A Workhorse Telescope Falters
Launched in 2004, the Swift Observatory is NASA’s rapid-response “first responder” for studying the most powerful explosions in the universe: gamma-ray bursts. Its ability to quickly pivot and observe these fleeting events has made it an indispensable
part of global astrophysics. But after more than 20 years, the venerable telescope is in trouble. Not because of its scientific instruments, but because its orbit is decaying. Increased solar activity has caused Earth's upper atmosphere to expand, creating more drag on the satellite. Without its own propulsion system to counteract this pull, Swift has been sinking faster than anticipated and was projected to make a destructive reentry into the atmosphere later this year. To buy time, NASA suspended most of Swift's science operations in early 2026, pointing it in a way that minimizes atmospheric drag.
The Robotic Solution
Rather than letting the half-billion-dollar observatory burn up, NASA opted for a high-risk, high-reward solution: a first-of-its-kind robotic rescue. The agency awarded a $30 million contract to Katalyst Space Technologies, an Arizona-based startup, to design and launch a servicing vehicle named LINK. The plan is for LINK to launch, rendezvous with Swift, and use its three robotic arms to grapple the unprepared-but-cooperative satellite.
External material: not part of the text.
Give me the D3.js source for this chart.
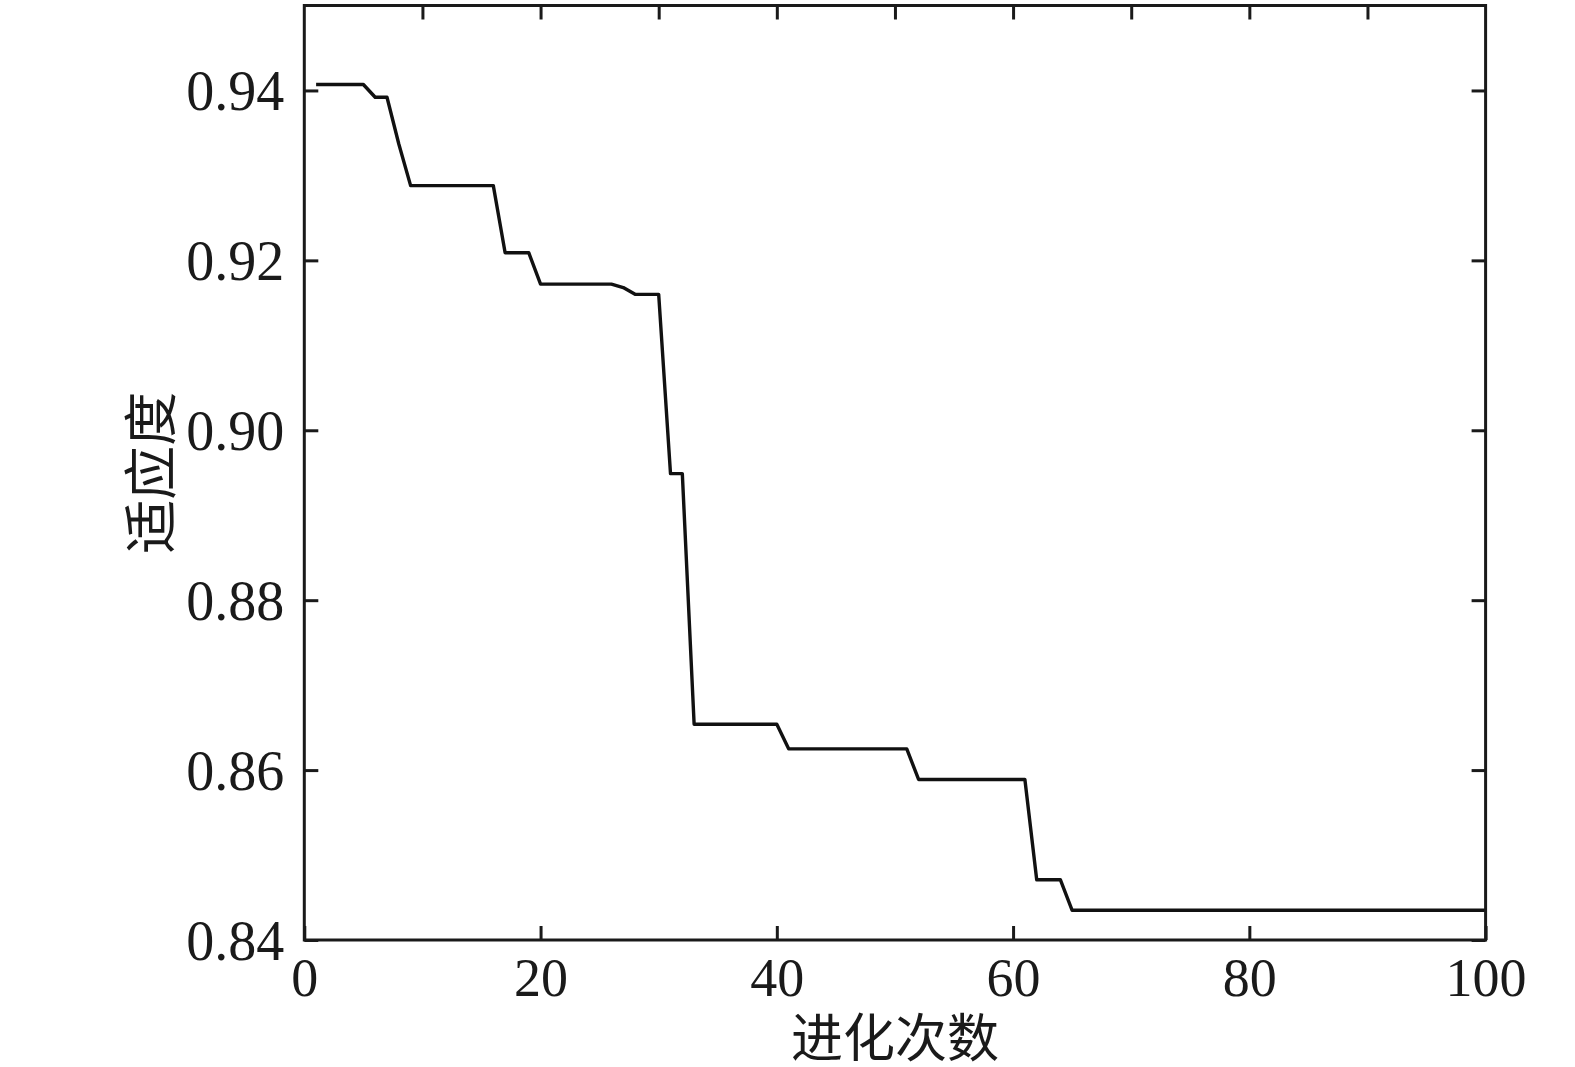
<!DOCTYPE html>
<html>
<head>
<meta charset="utf-8">
<script src="https://cdn.jsdelivr.net/npm/d3@7"></script>
<style>
  html, body { margin: 0; padding: 0; background: #fff; }
  svg { display: block; }
</style>
</head>
<body>
<svg id="chart" width="1575" height="1067"></svg>
<script>
// ---- data ----
const generations = [
  1,2,3,4,5,6,7,8,9,10,11,12,13,14,15,16,17,18,19,20,
  21,22,23,24,25,26,27,28,29,30,31,32,33,34,35,36,37,38,39,40,
  41,42,43,44,45,46,47,48,49,50,51,52,53,54,55,56,57,58,59,60,
  61,62,63,64,65,66,67,68,69,70,71,72,73,74,75,76,77,78,79,80,
  81,82,83,84,85,86,87,88,89,90,91,92,93,94,95,96,97,98,99,100
];
const fitness = [
  0.9407,0.9407,0.9407,0.9407,0.9407,0.9392,0.9392,0.9337,0.9288,0.9288,
  0.9288,0.9288,0.9288,0.9288,0.9288,0.9288,0.9209,0.9209,0.9209,0.9172,
  0.9172,0.9172,0.9172,0.9172,0.9172,0.9172,0.9168,0.9160,0.9160,0.9160,
  0.8949,0.8949,0.8654,0.8654,0.8654,0.8654,0.8654,0.8654,0.8654,0.8654,
  0.8625,0.8625,0.8625,0.8625,0.8625,0.8625,0.8625,0.8625,0.8625,0.8625,
  0.8625,0.8589,0.8589,0.8589,0.8589,0.8589,0.8589,0.8589,0.8589,0.8589,
  0.8589,0.8471,0.8471,0.8471,0.8435,0.8435,0.8435,0.8435,0.8435,0.8435,
  0.8435,0.8435,0.8435,0.8435,0.8435,0.8435,0.8435,0.8435,0.8435,0.8435,
  0.8435,0.8435,0.8435,0.8435,0.8435,0.8435,0.8435,0.8435,0.8435,0.8435,
  0.8435,0.8435,0.8435,0.8435,0.8435,0.8435,0.8435,0.8435,0.8435,0.8435
];
const xTicksBottom = [0, 20, 40, 60, 80, 100];
const xTicksTop = [10, 20, 30, 40, 50, 60, 70, 80, 90];
const yTicks = [0.84, 0.86, 0.88, 0.90, 0.92, 0.94];
const xLabel = "进化次数";
const yLabel = "适应度";

// ---- layout ----
const pL = 304.3, pR = 1485.6, pT = 5.5, pB = 940;
const svg = d3.select("#chart");
const x = d3.scaleLinear().domain([0, 100]).range([pL, pR]);
const y = d3.scaleLinear().domain([0.84, 0.95]).range([pB, pT]);

const ink = "#1a1a1a";
const tickLen = 14;
const numFont = "'Liberation Serif', 'Times New Roman', serif";
const cjkFont = "'Noto Sans CJK SC', sans-serif";

// line
const line = d3.line()
  .x((d, i) => x(generations[i]))
  .y(d => y(d));
svg.append("path")
  .datum(fitness)
  .attr("d", line)
  .attr("fill", "none")
  .attr("stroke", "#111")
  .attr("stroke-width", 3.4)
  .attr("stroke-linejoin", "round");

// axes (ticks inward)
function styleAxis(g) {
  g.select(".domain").remove();
  g.selectAll(".tick line").attr("stroke", ink).attr("stroke-width", 3);
  g.selectAll(".tick text")
    .attr("font-family", numFont)
    .attr("font-size", 54)
    .attr("fill", ink);
}

const axB = d3.axisBottom(x).tickValues(xTicksBottom).tickSizeInner(-tickLen).tickSizeOuter(0)
  .tickPadding(0).tickFormat(d3.format("d"));
const gB = svg.append("g").attr("transform", `translate(0,${pB})`).call(axB);
styleAxis(gB);
gB.selectAll(".tick text").attr("dy", null).attr("y", 56);

const axT = d3.axisTop(x).tickValues(xTicksTop).tickSizeInner(-tickLen).tickSizeOuter(0).tickFormat("");
const gT = svg.append("g").attr("transform", `translate(0,${pT})`).call(axT);
styleAxis(gT);

const axL = d3.axisLeft(y).tickValues(yTicks).tickSizeInner(-tickLen).tickSizeOuter(0)
  .tickPadding(0).tickFormat(d3.format(".2f"));
const gL = svg.append("g").attr("transform", `translate(${pL},0)`).call(axL);
styleAxis(gL);
gL.selectAll(".tick text").attr("x", -20).attr("dy", "0.34em").attr("font-size", 56);

const axR = d3.axisRight(y).tickValues(yTicks).tickSizeInner(-tickLen).tickSizeOuter(0).tickFormat("");
const gR = svg.append("g").attr("transform", `translate(${pR},0)`).call(axR);
styleAxis(gR);

// frame
svg.append("rect")
  .attr("x", pL).attr("y", pT)
  .attr("width", pR - pL).attr("height", pB - pT)
  .attr("fill", "none").attr("stroke", ink).attr("stroke-width", 3);

// axis labels
svg.append("text")
  .attr("x", (pL + pR) / 2).attr("y", 1057)
  .attr("text-anchor", "middle")
  .attr("font-family", cjkFont).attr("font-size", 52)
  .attr("fill", ink)
  .text(xLabel);

svg.append("text")
  .attr("transform", `translate(171,${(pT + pB) / 2}) rotate(-90)`)
  .attr("text-anchor", "middle")
  .attr("font-family", cjkFont).attr("font-size", 54)
  .attr("fill", ink)
  .text(yLabel);
</script>
</body>
</html>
Once attached, LINK will use its own gentle thrusters to slowly boost Swift back to a stable, higher orbit over several months, extending its operational life for years to come. The mission is a race against time, with Katalyst having less than a year to design, build, and launch the spacecraft. After a few launch delays in early July 2026 due to weather and vehicle issues, the mission is poised to be the first time a private company has attempted to dock with and move a U.S. government satellite not designed for servicing.
More Than Just a Tow
The mission to save Swift is about much more than just one telescope. It represents a crucial test for the future of in-space servicing, assembly, and manufacturing (ISAM). While the Hubble Space Telescope was famously serviced five times, those were complex, dangerous, and expensive missions conducted by astronauts during the Space Shuttle era. The Swift rescue, by contrast, relies entirely on robotics and a commercial partnership. This approach is more affordable than replacing the observatory, which could cost hundreds of millions of dollars. Success would demonstrate a new, more sustainable model for space exploration, where valuable assets can be maintained, refueled, or repositioned robotically. It opens the door for a future where fleets of autonomous robots routinely service satellites, extending their lifespans and reducing space debris.
Pioneering Future Repairs
The technologies and procedures developed for the Swift mission could directly inform how NASA and private industry approach future challenges. The aging Hubble Space Telescope, for instance, is also losing altitude and could be a candidate for a similar robotic boost. Katalyst believes its next-generation spacecraft could potentially extend Hubble’s life. Beyond rescues, this capability is critical for upcoming flagship missions. The Nancy Grace Roman Space Telescope, NASA’s next great observatory scheduled to launch in 2026, has a prime mission of five years but is being designed with robotic servicing in mind. Proving that a robotic capture and boost is possible with a satellite like Swift, which was never designed for it, provides invaluable data and confidence for servicing future telescopes that are designed for it from the start. This would allow for potential upgrades, repairs, and life extensions for multibillion-dollar observatories, maximizing their scientific return.